Этот поступок не прощу я себе никогда, что ради красавицы моей не захотел я взять на себя труд проехать сотню верст, чтобы побывать у брата, узнать его обстоятельства, тем более что, ехав домой, я мог бы помочь в том, в чем он нуждался, объяснив все дома. Но такова наша слабость, что неприятности двухдневного пути остановили меня в исполнении должного, которому предпочел приветливый взгляд женщины! Скоро познал я всю слабость, весь эгоизм свой, — раскаялся в оном, и теперь каюсь, но этим не могу помочь невозвратимому. Хорошо, если после сего я впредь не впаду в подобный поступок; он останется всегда темным пятном на памяти моей, которого ничто не изгладит…
Пробыв менее двух суток в Кракове, я поспешил, издержав все деньги, в объятия моей красавицы. На возвратном пути я также имел неприятности: кроме того, что на таможне в мерзкой корчме принужден был ночевать и ссориться с казацким офицером, почти на каждой станции ломалась у меня бричка; но, несмотря на все, к вечеру на другой день приехал я к моей красавице — и к довершению удовольствия, которое ей сделали мои подарки (которые, однако, не дошли даже и до сотни рублей), не застал я мужа дома, так что мы вполне на свободе насладились нашим свиданием. Не много оставалось мне проводить таких приятных минут, — собираться надо было в дорогу восвояси, тем более что скоро и полку наступало время выступления. Еще несколько ночей, и я должен был расстаться с моей миленькой, добренькой Гонориной, которую, едва ли мне к сердечному сожалению, удастся еще раз увидеть! Если не имела она ко мне страсти, то, по крайней мере, была нежна со мною, верна (вероятно, потому, что не было случая изменить), и я с ней знал одно только удовольствие; ни одной печали или неприятности не была она мне причиною, — и потому всегда с любовью и благодарностью я буду ее помнить…

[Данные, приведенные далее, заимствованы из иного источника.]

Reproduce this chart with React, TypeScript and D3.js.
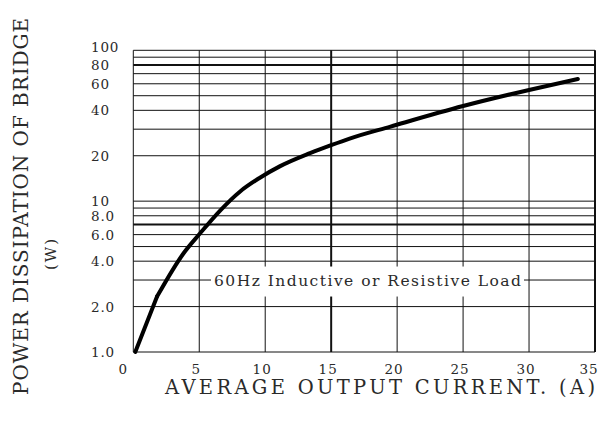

Этим закончились счастливые дни моего пребывания в Краковском воеводстве, моей службы при Плаутине, одни из счастливейших дней моей жизни, коим цену я всякий день более и более познаю, и подобных коим я не надеюсь впредь увидеть. — После восьмидневного пути от подошвы Карпатских гор, я уже в стране знаменитой Псковитян, где некогда живали вольные сыны воинственных славян, в Языковым воспетом Тригорском, куда приезд мой стал совсем неожиданным. Кроме замужества Евпраксии за молодого соседа барона Вревского — сына князя Куракина, известного нашего вельможи-министра, я никакой значительной перемены в нем не нашел. Меньшие мои сестры, Осиповы, подросли, разумеется, как с детьми бывает, за четыре года так, что я едва их узнал. — Евпраксия из стройной девы уже успела сделаться полной женщиною и беременною, — Анна, сестра, разумеется, — тоже не помолодела и не вышла замуж, как и Саша. Брата Валериана я не видел, он был в Дерпте, где, как и я, занимается он изучением германского просвещения; хорошо, если оно ему принесет столько пользы, как и мне принесло, хотя это и немного. Хозяйство домашнее нашел я в прежнем положении. Всегдашнее безденежье и опасение, что за неуплату казенных долгов и податей все ожидают описи и взятия в опеку имения, нисколько меня не утешило… Исключая две или три поездки в Псков, где я познакомился со знакомыми матушки моей: семейством губернатора, Бибиковыми, я за все время отпуска никуда не выезжал, а провел в домашней жизни, в чтении книг из хорошей библиотеки моего зятя, в сценах с Сашей, вроде прежних, в беседах с сестрою и в безудержном волокитстве за ее горничной девкою. Такая жизнь была, конечно, приятна только в сравнении с полковой, а как я надеялся, что теперь последняя для меня изменится, уже и тем, что полк шел в Варшаву для содержания там караула. Тогда, возвращаясь в конце апреля 1832 года к своему месту службы, я был в ожидании великих и многих благ для меня, из коих ни одно, разве исключая надежду на дружбу графини, на деле не исполнилось.